A: Hello Frankie. Thanks for having me, and thanks for such thoughtful questions. Being the first Lorraine McDuffy mystery, Death of a Brooklyn Landlord introduces us to Lorraine at a time when she is grieving for her husband’s death—his death was sudden and happened a year before the story starts. But she is also in the midst of resisting a new romance with an old flame. And she is heavy into the guilt of it. So it is about Lorraine’s reluctant romance and how grief and guilt, inseparable, change us. Lorraine is a baby boomer, so the book is also about the struggle we boomers have against becoming dispensable.
Q: What kinds of research have you done for this series?
A: I am always refreshing my knowledge of Brooklyn although my husband and I lived there for fourteen years. But Brooklyn changes so I try to visit every six months or so and I find that while many of its neighborhoods have changed, its core remains the same and when I walk the streets, I rediscover the part of me that still lives there. Beyond refreshing my intimate knowledge of place, I of course researched death by blunt trauma which is how the victim in this book has died.
Q: Your biography states that like Faulkner’s Dilsey, you’ve “seen the best and the worst, the first and the last.” Tell us about something you saw or experienced when you when you were researching or writing this series.
A: Like so many of you, I have experienced the sudden death of someone close to me. Before that, I was at the World Trade Center in 1993 when it was bombed, and I was there again on September 11. As I write this, I can still smell the acrid smoke, see the flames, hear the cries for help, feel the ground shake beneath my feet. We all have these moments: one second, life is fine; the next, it’s a searing rubble. Unforgettable. And I think it’s that sudden catastrophic change that reverberates and colors the way I experience everything and that caused me to begin writing mysteries. Because, in the end, mysteries explore the sudden alteration of life and the new world that is its aftermath.
Q: Do you have any personal experience with landlords like the one in this book?
A: Yes, and I’m sure I’m not alone! In one of our apartments, it was hard to get anything fixed: leaky faucets, running toilets, cracking plaster—these were the norm. But in retrospect, our landlady was not as bad as Viktor Charnov. However, one episode in Death of a Brooklyn Landlord is taken from life: the hall ceiling fell in one of our apartments. I wasn’t home at the time, but my husband was taking a shower when he heard the jarring crash. When he phoned the landlady to tell her, she accused Larry of knocking it down.
Q: Writing can be very solitary. How do you balance the need for solitude with the need to get out and be with people?
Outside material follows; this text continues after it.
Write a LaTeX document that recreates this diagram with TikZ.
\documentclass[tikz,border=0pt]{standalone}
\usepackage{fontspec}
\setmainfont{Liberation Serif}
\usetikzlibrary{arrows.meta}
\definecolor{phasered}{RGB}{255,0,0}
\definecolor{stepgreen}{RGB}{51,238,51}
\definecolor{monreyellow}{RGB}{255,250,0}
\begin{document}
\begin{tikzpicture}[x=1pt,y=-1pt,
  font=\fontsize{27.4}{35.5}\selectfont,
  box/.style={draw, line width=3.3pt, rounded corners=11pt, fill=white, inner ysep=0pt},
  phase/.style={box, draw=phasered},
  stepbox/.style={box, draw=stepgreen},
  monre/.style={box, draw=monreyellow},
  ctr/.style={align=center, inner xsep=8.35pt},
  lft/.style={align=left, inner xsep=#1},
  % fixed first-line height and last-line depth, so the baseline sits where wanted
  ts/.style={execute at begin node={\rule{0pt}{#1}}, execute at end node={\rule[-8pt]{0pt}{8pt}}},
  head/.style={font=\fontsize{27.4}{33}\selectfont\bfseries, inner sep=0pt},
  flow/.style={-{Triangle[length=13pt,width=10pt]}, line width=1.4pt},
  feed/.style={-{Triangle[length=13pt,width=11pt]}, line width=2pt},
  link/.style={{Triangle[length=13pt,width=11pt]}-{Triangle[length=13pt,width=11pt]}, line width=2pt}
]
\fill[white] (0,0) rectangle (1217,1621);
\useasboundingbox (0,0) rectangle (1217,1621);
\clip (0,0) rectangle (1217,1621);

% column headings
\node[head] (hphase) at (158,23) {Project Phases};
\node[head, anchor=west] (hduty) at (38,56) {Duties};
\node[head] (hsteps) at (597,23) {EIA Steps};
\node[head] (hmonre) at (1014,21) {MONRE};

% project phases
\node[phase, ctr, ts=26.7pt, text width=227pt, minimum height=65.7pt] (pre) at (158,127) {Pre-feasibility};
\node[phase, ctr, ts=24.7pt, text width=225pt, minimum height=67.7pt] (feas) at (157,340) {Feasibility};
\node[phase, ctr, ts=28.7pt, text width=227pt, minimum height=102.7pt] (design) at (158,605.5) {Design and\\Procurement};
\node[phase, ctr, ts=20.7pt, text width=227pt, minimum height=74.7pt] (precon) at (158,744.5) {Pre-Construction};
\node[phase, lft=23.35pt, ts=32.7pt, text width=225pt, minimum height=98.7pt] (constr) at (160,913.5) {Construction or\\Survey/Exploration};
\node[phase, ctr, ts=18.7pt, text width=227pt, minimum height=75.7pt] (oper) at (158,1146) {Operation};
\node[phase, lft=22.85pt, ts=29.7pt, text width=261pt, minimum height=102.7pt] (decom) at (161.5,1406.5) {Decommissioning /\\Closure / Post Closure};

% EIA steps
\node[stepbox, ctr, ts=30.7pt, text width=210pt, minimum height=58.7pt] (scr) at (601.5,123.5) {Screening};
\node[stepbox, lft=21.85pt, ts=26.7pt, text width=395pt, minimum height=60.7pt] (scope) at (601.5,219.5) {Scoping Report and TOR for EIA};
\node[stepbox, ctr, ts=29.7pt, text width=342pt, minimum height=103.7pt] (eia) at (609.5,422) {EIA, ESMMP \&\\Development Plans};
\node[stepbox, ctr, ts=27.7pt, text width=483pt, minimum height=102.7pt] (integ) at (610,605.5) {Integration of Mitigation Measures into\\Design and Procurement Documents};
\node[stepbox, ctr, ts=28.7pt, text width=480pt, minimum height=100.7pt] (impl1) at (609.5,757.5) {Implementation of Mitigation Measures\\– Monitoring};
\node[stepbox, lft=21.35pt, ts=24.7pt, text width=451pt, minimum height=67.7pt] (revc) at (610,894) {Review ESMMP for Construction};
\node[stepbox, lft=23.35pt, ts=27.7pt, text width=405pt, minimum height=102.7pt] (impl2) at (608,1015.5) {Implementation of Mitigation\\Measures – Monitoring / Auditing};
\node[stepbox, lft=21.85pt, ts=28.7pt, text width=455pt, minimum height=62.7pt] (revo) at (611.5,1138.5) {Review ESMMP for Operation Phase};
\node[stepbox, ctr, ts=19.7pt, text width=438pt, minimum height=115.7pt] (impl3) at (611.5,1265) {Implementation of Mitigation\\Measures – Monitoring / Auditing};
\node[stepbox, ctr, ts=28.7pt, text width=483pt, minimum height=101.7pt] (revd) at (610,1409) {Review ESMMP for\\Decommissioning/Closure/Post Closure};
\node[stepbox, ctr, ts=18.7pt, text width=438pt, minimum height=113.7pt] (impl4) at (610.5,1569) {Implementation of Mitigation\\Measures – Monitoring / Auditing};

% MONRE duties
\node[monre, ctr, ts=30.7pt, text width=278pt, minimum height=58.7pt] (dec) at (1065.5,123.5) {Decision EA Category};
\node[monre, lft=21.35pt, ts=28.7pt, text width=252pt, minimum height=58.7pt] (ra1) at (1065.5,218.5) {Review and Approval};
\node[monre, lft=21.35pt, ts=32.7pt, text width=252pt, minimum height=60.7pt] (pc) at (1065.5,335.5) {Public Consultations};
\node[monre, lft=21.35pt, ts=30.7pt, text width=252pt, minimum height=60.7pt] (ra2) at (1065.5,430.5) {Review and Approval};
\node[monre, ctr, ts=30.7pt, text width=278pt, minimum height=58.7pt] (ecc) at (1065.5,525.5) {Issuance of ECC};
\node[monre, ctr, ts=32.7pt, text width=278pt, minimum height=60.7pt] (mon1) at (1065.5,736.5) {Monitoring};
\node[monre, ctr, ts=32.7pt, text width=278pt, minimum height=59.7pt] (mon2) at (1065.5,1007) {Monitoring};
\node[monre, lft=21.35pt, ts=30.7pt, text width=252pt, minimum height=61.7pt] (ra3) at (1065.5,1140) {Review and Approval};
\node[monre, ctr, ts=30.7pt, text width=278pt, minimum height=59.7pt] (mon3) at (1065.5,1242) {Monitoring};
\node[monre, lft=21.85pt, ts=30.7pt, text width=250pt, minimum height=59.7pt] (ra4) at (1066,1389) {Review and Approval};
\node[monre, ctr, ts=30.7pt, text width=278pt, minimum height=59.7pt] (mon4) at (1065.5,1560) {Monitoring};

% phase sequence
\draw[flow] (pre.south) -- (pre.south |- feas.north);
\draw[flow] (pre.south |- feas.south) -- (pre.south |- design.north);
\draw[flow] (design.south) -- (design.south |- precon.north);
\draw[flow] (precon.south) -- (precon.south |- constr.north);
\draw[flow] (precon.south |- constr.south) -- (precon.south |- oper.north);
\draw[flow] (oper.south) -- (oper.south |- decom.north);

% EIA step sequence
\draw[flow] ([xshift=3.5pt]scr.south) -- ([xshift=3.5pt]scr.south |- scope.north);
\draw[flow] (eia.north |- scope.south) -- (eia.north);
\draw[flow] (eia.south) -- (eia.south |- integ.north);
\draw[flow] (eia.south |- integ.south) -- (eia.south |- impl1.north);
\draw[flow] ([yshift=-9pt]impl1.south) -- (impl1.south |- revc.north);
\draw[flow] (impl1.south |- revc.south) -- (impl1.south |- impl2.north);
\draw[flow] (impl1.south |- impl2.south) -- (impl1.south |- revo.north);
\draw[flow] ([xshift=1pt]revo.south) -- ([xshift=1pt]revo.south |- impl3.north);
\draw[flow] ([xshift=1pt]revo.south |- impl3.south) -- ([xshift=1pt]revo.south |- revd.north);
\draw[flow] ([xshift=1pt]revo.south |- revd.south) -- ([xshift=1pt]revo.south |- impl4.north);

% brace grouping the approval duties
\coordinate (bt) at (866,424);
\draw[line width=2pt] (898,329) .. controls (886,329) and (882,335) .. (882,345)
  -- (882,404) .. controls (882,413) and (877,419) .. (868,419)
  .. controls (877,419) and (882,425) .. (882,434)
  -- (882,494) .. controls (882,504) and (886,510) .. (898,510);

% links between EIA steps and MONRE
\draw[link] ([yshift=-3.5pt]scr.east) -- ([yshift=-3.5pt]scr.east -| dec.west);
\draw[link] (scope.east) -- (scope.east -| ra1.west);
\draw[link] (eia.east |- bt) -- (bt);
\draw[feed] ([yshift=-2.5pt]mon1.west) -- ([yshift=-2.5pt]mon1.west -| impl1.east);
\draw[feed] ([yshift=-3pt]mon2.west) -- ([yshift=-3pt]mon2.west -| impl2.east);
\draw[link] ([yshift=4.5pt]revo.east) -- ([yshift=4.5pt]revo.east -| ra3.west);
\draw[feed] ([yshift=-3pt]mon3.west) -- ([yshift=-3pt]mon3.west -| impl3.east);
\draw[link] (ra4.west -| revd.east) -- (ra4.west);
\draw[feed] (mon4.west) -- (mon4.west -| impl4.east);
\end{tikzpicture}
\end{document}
A: When I began writing mysteries, I was working in a large office in Manhattan. There were over two thousand of us spread over several floors, and I interacted a lot with people, but I wrote in between—on the train to and from work, while doing chores on the weekend. And I’ve always had a large group of friends. Now I live with my family and I take lunch and dinner with others, but my mornings are devoted to writing and research. And lots of times when I need to figure something out, I walk, usually six miles a day.
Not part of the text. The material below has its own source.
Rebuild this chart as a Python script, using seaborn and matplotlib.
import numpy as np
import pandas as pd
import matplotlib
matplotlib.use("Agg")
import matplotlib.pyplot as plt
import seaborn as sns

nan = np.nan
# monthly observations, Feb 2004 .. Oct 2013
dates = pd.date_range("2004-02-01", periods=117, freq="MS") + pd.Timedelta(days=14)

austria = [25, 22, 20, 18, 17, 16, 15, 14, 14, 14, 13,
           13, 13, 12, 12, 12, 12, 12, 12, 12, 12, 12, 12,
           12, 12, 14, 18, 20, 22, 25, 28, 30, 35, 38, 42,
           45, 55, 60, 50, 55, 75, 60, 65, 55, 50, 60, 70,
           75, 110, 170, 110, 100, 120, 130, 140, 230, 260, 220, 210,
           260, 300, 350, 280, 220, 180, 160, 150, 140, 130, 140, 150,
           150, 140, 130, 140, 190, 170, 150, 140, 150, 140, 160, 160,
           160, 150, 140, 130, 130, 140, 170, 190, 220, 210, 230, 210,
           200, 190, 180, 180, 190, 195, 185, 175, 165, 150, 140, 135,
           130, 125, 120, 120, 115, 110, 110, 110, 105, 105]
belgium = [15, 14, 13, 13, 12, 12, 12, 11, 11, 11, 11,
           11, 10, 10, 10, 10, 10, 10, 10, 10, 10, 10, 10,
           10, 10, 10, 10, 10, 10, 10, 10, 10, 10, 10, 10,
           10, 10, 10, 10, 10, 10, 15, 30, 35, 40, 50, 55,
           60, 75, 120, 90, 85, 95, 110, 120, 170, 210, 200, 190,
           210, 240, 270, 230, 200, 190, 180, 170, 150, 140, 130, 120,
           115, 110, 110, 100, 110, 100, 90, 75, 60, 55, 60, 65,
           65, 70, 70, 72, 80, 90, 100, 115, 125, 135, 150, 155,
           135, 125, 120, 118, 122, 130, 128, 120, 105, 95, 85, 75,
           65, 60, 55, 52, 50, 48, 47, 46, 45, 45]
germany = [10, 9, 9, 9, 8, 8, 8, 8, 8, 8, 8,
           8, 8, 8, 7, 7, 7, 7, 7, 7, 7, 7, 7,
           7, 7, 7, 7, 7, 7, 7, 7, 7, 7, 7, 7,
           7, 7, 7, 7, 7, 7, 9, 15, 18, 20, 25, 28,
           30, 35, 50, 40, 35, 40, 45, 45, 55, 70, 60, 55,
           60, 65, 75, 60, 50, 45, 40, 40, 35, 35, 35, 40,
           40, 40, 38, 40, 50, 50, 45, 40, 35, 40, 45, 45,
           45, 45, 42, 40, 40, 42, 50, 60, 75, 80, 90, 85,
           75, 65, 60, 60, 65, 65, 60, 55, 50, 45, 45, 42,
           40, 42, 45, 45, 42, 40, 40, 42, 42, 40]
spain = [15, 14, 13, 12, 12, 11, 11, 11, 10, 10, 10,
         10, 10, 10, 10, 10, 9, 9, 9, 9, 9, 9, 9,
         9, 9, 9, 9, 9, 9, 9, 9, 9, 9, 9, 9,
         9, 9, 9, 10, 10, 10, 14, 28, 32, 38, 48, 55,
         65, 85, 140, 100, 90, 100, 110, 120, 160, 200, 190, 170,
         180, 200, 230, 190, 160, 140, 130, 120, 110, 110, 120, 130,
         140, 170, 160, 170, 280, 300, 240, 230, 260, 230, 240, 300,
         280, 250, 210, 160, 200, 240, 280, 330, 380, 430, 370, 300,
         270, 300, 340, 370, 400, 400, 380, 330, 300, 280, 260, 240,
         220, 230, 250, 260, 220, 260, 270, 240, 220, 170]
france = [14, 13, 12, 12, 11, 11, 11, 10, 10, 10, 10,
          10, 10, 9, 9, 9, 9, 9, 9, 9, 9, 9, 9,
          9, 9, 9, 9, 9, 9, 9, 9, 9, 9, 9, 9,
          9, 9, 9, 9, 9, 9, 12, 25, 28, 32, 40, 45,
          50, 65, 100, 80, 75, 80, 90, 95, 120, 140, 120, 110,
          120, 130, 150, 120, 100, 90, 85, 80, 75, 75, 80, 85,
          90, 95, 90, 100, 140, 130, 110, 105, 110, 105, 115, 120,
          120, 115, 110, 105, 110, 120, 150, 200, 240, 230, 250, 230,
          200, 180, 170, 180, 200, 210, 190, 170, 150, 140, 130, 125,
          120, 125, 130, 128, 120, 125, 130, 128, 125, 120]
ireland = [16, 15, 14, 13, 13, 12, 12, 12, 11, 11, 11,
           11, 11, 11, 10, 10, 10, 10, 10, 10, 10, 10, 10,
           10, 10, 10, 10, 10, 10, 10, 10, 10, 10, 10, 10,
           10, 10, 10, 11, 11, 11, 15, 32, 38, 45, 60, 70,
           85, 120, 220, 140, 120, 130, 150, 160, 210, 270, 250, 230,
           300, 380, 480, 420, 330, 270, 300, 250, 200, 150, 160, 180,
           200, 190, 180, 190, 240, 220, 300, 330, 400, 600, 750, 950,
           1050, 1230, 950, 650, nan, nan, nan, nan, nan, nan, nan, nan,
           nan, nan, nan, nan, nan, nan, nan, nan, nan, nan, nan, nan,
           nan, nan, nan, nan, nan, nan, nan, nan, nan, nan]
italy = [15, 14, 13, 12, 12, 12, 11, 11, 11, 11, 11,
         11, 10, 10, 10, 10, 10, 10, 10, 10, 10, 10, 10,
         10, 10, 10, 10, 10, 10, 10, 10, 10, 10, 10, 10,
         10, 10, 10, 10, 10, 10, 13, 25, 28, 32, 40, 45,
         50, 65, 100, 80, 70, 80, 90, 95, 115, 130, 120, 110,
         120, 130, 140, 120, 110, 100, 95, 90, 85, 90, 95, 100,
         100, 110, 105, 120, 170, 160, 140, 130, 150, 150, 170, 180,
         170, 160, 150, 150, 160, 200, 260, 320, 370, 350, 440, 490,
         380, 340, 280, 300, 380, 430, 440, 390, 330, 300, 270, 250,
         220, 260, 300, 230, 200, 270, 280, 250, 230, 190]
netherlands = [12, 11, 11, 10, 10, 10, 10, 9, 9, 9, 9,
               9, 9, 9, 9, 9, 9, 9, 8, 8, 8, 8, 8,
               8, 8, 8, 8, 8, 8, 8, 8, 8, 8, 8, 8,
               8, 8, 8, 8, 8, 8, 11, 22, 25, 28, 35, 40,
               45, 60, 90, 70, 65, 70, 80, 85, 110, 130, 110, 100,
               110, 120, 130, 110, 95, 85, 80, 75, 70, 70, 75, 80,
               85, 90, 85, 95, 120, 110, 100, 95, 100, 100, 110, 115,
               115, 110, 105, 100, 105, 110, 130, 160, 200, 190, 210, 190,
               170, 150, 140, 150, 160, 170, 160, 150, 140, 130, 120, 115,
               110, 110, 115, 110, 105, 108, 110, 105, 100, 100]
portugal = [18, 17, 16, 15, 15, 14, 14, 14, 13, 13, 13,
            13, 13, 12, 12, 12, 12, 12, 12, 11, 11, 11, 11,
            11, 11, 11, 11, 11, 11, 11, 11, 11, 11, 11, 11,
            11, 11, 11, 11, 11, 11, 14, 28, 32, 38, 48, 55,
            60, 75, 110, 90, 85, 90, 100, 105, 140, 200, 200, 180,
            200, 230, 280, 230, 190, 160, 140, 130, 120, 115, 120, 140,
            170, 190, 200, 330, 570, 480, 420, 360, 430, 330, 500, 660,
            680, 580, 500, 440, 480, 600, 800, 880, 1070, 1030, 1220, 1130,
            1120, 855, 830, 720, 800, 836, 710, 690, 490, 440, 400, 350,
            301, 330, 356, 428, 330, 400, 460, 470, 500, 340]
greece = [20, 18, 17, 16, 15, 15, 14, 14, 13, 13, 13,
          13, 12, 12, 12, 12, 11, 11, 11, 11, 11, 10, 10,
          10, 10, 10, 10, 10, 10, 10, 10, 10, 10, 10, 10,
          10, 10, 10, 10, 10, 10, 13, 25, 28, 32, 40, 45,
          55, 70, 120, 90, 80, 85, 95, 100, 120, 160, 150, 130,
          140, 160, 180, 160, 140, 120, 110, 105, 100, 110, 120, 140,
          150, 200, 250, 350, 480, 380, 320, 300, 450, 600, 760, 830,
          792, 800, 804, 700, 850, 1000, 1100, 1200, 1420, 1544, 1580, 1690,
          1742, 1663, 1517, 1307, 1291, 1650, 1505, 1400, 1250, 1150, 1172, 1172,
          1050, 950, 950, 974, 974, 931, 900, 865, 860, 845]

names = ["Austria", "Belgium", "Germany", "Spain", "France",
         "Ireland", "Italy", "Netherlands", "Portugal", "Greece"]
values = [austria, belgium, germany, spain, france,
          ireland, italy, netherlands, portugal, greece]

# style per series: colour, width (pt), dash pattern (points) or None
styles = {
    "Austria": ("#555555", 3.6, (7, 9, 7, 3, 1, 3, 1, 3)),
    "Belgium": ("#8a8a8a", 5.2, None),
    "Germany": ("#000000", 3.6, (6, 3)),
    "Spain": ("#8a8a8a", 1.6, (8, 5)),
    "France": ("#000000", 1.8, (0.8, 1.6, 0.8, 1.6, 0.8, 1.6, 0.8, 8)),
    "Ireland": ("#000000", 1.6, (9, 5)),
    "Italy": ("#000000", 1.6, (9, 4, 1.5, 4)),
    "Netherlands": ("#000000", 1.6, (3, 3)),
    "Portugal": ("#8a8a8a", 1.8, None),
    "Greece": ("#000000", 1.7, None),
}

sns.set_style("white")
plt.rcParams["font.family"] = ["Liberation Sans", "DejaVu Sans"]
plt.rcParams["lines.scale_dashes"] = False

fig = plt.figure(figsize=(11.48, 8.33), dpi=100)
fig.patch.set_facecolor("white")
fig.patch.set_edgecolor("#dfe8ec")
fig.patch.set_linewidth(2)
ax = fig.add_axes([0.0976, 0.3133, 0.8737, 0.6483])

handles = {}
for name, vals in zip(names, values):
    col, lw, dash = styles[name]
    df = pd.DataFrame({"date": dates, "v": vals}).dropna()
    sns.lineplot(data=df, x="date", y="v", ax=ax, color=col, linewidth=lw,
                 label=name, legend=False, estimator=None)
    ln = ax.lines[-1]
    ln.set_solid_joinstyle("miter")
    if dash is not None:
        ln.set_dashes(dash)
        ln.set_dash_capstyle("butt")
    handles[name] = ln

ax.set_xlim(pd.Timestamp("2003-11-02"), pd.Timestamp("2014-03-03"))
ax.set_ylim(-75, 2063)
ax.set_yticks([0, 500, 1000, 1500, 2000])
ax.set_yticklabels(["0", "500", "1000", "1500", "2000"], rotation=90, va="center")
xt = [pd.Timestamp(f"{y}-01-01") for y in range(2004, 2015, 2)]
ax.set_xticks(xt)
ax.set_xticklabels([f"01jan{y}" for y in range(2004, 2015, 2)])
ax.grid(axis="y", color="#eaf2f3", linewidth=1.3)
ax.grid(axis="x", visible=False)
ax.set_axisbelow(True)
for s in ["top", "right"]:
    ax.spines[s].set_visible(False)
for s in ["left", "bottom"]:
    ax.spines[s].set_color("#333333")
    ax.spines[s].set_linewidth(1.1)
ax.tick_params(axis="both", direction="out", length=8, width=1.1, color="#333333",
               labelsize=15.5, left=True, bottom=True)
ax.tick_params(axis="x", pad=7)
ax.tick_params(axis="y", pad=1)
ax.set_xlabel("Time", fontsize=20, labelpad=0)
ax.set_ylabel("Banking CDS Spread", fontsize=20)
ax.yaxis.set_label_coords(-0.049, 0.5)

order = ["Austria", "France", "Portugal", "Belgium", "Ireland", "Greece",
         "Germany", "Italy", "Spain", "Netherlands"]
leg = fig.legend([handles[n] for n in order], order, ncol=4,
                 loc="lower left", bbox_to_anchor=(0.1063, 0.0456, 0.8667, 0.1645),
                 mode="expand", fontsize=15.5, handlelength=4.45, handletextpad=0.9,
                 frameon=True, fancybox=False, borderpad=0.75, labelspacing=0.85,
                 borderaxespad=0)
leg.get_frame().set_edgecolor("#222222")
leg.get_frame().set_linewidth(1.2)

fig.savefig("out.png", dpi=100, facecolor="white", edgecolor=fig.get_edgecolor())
Q: What’s one great piece of advice for any aspiring writers reading this? Anything you wish you’d known earlier in your career?
A: I have times when I don’t write and at first that lack of getting words on paper scared me. I thought I’d never pick up a pen, but soon I let my subconscious do the work. When I gave myself space, the ideas and the words began to flow again. So this goal of writing so many words a day is fine for some writers, but it’s not for me. My process is eclectic. Some days I write, some days I don’t. And contrary to popular advice, I edit scenes as I write them, reworking plot, revising. But in the end, I produce full-length novels, at least two a year. What I’m trying to say, is if you’re meant to write, you will, and you’ll find your own process, so relax.
Q: What’s next?
A: A first for me: I’m plotting three books at once, each one in a different series—the fifth book in the Fina Fitzgibbons series, the second book in Lorraine McDuffy series, and a brand new YA mystery, the first book in the Brandy Liam series—she’s the main character in Missing Brandy. Now I’m not a compulsive plotter; I know beginning, middle, end, create other pivotal scenes; and along with the plotting, I develop characters who then plot the rest for me as I write and revise. But developing three stories all at once—this is a first for me and I’m loving it.
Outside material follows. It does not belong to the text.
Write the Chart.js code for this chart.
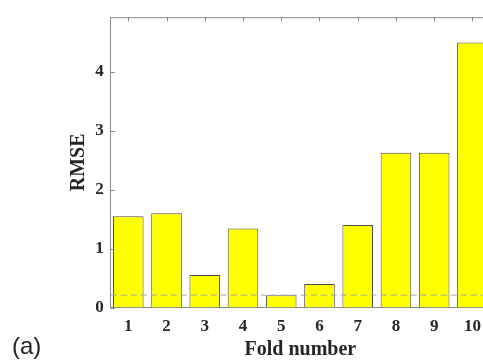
<!DOCTYPE html>
<html>
<head>
<meta charset="utf-8">
<script src="https://cdn.jsdelivr.net/npm/chart.js@4/dist/chart.umd.min.js"></script>
<style>
    html, body { margin: 0; padding: 0; background: #fff; overflow: hidden; }
    #wrap { position: relative; width: 500px; height: 361px; }
    #rmseChart { display: block; }
    #panel {
        position: absolute; left: 12px; top: 332px;
        font-family: "Liberation Sans", "Noto Sans", sans-serif;
        font-size: 24px; color: #222;
    }
</style>
</head>
<body>
<div id="wrap">
    <canvas id="rmseChart" width="500" height="361"></canvas>
    <div id="panel">(a)</div>
</div>
<script>
// RMSE per cross-validation fold
const folds = [1, 2, 3, 4, 5, 6, 7, 8, 9, 10];
const rmse = [1.55, 1.60, 0.55, 1.34, 0.21, 0.40, 1.40, 2.63, 2.63, 4.50];
const threshold = 0.21;
const yTicks = [0, 1, 2, 3, 4];

const axisGray = '#8a8a8a';
const textColor = '#262626';
const tickFont = { family: '"Liberation Serif", "Times New Roman", serif', size: 17, weight: 'bold' };
const titleFont = { family: '"Liberation Serif", "Times New Roman", serif', size: 20, weight: 'bold', lineHeight: 1.1 };

// MATLAB-style box: top edge plus short inward tick marks
const boxTicks = {
    id: 'boxTicks',
    afterDatasetsDraw(chart) {
        const { ctx, chartArea: a, scales: { x, y } } = chart;
        ctx.save();
        ctx.strokeStyle = axisGray;
        ctx.lineWidth = 1;
        ctx.beginPath();
        ctx.moveTo(a.left, a.top + 0.5);
        ctx.lineTo(a.right, a.top + 0.5);
        yTicks.forEach(v => {
            const py = Math.round(y.getPixelForValue(v)) + 0.5;
            ctx.moveTo(a.left, py);
            ctx.lineTo(a.left + 4, py);
        });
        folds.forEach(v => {
            const px = Math.round(x.getPixelForValue(v)) + 0.5;
            ctx.moveTo(px, a.top);
            ctx.lineTo(px, a.top + 4);
        });
        ctx.stroke();
        ctx.restore();
    }
};

new Chart(document.getElementById('rmseChart'), {
    data: {
        datasets: [{
            type: 'line',
            data: [{ x: 0.54, y: threshold }, { x: 10.46, y: threshold }],
            borderColor: '#a6a6a6',
            borderWidth: 1,
            borderDash: [6, 4],
            pointRadius: 0,
            order: 0
        }, {
            type: 'bar',
            data: folds.map((f, i) => ({ x: f, y: rmse[i] })),
            backgroundColor: '#ffff00',
            borderColor: '#4d4d4d',
            borderWidth: 1,
            categoryPercentage: 1.0,
            barPercentage: 0.8,
            order: 1
        }]
    },
    options: {
        responsive: false,
        animation: false,
        layout: { padding: { left: 68, right: 10, top: 17, bottom: 0 } },
        plugins: { legend: { display: false }, tooltip: { enabled: false } },
        scales: {
            x: {
                type: 'linear',
                offset: false,
                min: 0.54,
                max: 10.46,
                afterBuildTicks: s => { s.ticks = folds.map(v => ({ value: v })); },
                afterFit: s => { s.height = 53.5; },
                grid: { display: false, drawTicks: false },
                border: { color: axisGray },
                ticks: { font: tickFont, color: textColor, padding: 9, maxRotation: 0 },
                title: { display: true, text: 'Fold number', font: titleFont, color: textColor, padding: 0 }
            },
            y: {
                min: 0,
                max: 4.93,
                afterBuildTicks: s => { s.ticks = yTicks.map(v => ({ value: v })); },
                afterFit: s => { s.width = 42.7; },
                grid: { display: false, drawTicks: false },
                border: { color: axisGray },
                ticks: { font: tickFont, color: textColor, padding: 7 },
                title: { display: true, text: 'RMSE', font: titleFont, color: textColor, padding: 0 }
            }
        }
    },
    plugins: [boxTicks]
});
</script>
</body>
</html>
Q: I hope you’ll come back to tell us a little more about these books when they’re available.
A: Once again, thanks so much for having me, Frankie, and a big thanks to all of you for reading.
About The Author –
Susan Russo Anderson is a writer, a mother, a member of Sisters in Crime, a graduate of Marquette University. She’s taught language arts and creative writing, worked for a publisher, an airline, an opera company. Like Faulkner’s Dilsey, she’s seen the best and the worst, the first and the last. Through it all, and to understand it somewhat, she writes.
TOO QUIET IN BROOKLYN, the first in the Fina Fitzgibbons Brooklyn mystery series published December 2013. The second book in the series, MISSING BRANDY, published September 2014, and WHISKEY’S GONE completes a trilogy. Fina’s fourth book, THE BROOKLYN DROP, published August 2015.